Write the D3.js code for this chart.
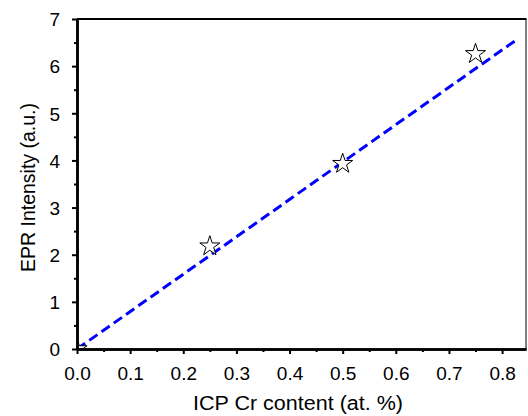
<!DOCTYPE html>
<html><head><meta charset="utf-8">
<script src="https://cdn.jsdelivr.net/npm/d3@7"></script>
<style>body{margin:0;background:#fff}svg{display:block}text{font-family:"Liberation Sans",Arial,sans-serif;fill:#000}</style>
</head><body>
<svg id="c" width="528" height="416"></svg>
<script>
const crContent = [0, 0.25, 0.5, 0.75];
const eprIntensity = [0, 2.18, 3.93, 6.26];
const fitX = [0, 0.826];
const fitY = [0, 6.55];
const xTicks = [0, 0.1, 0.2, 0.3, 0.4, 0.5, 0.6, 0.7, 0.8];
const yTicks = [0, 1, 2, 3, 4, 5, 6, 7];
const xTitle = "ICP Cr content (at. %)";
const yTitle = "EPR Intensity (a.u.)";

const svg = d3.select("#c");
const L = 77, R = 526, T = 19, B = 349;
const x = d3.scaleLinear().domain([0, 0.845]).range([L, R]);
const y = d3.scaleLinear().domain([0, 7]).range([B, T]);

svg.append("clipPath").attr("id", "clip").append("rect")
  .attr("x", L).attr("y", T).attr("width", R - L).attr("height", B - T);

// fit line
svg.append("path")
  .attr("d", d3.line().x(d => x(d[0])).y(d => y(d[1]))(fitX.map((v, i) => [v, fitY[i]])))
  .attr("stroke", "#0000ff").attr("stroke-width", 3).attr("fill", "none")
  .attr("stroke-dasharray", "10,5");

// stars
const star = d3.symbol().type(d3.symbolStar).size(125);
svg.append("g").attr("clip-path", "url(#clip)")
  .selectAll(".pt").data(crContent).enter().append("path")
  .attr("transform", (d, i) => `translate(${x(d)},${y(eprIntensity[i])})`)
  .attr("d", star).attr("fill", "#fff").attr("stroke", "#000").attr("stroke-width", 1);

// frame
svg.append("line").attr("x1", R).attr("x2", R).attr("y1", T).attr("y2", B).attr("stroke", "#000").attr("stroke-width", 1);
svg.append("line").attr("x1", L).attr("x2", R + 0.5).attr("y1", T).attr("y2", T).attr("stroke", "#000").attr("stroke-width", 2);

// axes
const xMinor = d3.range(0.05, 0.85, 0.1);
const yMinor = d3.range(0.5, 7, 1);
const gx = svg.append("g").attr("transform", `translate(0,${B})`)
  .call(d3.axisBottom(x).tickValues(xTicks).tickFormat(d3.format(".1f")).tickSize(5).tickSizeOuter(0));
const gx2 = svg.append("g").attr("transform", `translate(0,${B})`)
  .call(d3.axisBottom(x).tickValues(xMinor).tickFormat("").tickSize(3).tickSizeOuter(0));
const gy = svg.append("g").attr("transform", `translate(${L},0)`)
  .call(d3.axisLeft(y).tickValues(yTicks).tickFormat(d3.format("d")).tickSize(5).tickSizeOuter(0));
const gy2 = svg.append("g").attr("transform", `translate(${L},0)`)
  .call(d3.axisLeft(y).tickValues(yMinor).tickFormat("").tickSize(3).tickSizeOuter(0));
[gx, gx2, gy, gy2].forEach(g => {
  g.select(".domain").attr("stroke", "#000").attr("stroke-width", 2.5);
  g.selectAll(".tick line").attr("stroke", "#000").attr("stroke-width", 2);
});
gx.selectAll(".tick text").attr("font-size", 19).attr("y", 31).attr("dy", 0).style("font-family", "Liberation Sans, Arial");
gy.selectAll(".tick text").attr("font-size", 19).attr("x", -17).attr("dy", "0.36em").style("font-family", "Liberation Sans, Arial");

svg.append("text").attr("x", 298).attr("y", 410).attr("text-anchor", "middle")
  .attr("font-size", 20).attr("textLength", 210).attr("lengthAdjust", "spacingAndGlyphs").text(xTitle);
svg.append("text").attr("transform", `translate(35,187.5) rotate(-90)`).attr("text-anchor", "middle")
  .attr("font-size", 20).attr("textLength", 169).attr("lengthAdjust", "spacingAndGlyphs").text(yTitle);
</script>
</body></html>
************
• **Set problem**
Set every line down exactly as written, leaving each picture out.

• **Exercise answer**
Write the D3.js code for this chart.
<!DOCTYPE html>
<html><head><meta charset="utf-8">
<script src="https://cdn.jsdelivr.net/npm/d3@7"></script>
<style>body{margin:0;background:#fff}svg{display:block}text{font-family:"Liberation Sans",Arial,sans-serif;fill:#000}</style>
</head><body>
<svg id="c" width="528" height="416"></svg>
<script>
const crContent = [0, 0.25, 0.5, 0.75];
const eprIntensity = [0, 2.18, 3.93, 6.26];
const fitX = [0, 0.826];
const fitY = [0, 6.55];
const xTicks = [0, 0.1, 0.2, 0.3, 0.4, 0.5, 0.6, 0.7, 0.8];
const yTicks = [0, 1, 2, 3, 4, 5, 6, 7];
const xTitle = "ICP Cr content (at. %)";
const yTitle = "EPR Intensity (a.u.)";

const svg = d3.select("#c");
const L = 77, R = 526, T = 19, B = 349;
const x = d3.scaleLinear().domain([0, 0.845]).range([L, R]);
const y = d3.scaleLinear().domain([0, 7]).range([B, T]);

svg.append("clipPath").attr("id", "clip").append("rect")
  .attr("x", L).attr("y", T).attr("width", R - L).attr("height", B - T);

// fit line
svg.append("path")
  .attr("d", d3.line().x(d => x(d[0])).y(d => y(d[1]))(fitX.map((v, i) => [v, fitY[i]])))
  .attr("stroke", "#0000ff").attr("stroke-width", 3).attr("fill", "none")
  .attr("stroke-dasharray", "10,5");

// stars
const star = d3.symbol().type(d3.symbolStar).size(125);
svg.append("g").attr("clip-path", "url(#clip)")
  .selectAll(".pt").data(crContent).enter().append("path")
  .attr("transform", (d, i) => `translate(${x(d)},${y(eprIntensity[i])})`)
  .attr("d", star).attr("fill", "#fff").attr("stroke", "#000").attr("stroke-width", 1);

// frame
svg.append("line").attr("x1", R).attr("x2", R).attr("y1", T).attr("y2", B).attr("stroke", "#000").attr("stroke-width", 1);
svg.append("line").attr("x1", L).attr("x2", R + 0.5).attr("y1", T).attr("y2", T).attr("stroke", "#000").attr("stroke-width", 2);

// axes
const xMinor = d3.range(0.05, 0.85, 0.1);
const yMinor = d3.range(0.5, 7, 1);
const gx = svg.append("g").attr("transform", `translate(0,${B})`)
  .call(d3.axisBottom(x).tickValues(xTicks).tickFormat(d3.format(".1f")).tickSize(5).tickSizeOuter(0));
const gx2 = svg.append("g").attr("transform", `translate(0,${B})`)
  .call(d3.axisBottom(x).tickValues(xMinor).tickFormat("").tickSize(3).tickSizeOuter(0));
const gy = svg.append("g").attr("transform", `translate(${L},0)`)
  .call(d3.axisLeft(y).tickValues(yTicks).tickFormat(d3.format("d")).tickSize(5).tickSizeOuter(0));
const gy2 = svg.append("g").attr("transform", `translate(${L},0)`)
  .call(d3.axisLeft(y).tickValues(yMinor).tickFormat("").tickSize(3).tickSizeOuter(0));
[gx, gx2, gy, gy2].forEach(g => {
  g.select(".domain").attr("stroke", "#000").attr("stroke-width", 2.5);
  g.selectAll(".tick line").attr("stroke", "#000").attr("stroke-width", 2);
});
gx.selectAll(".tick text").attr("font-size", 19).attr("y", 31).attr("dy", 0).style("font-family", "Liberation Sans, Arial");
gy.selectAll(".tick text").attr("font-size", 19).attr("x", -17).attr("dy", "0.36em").style("font-family", "Liberation Sans, Arial");

svg.append("text").attr("x", 298).attr("y", 410).attr("text-anchor", "middle")
  .attr("font-size", 20).attr("textLength", 210).attr("lengthAdjust", "spacingAndGlyphs").text(xTitle);
svg.append("text").attr("transform", `translate(35,187.5) rotate(-90)`).attr("text-anchor", "middle")
  .attr("font-size", 20).attr("textLength", 169).attr("lengthAdjust", "spacingAndGlyphs").text(yTitle);
</script>
</body></html>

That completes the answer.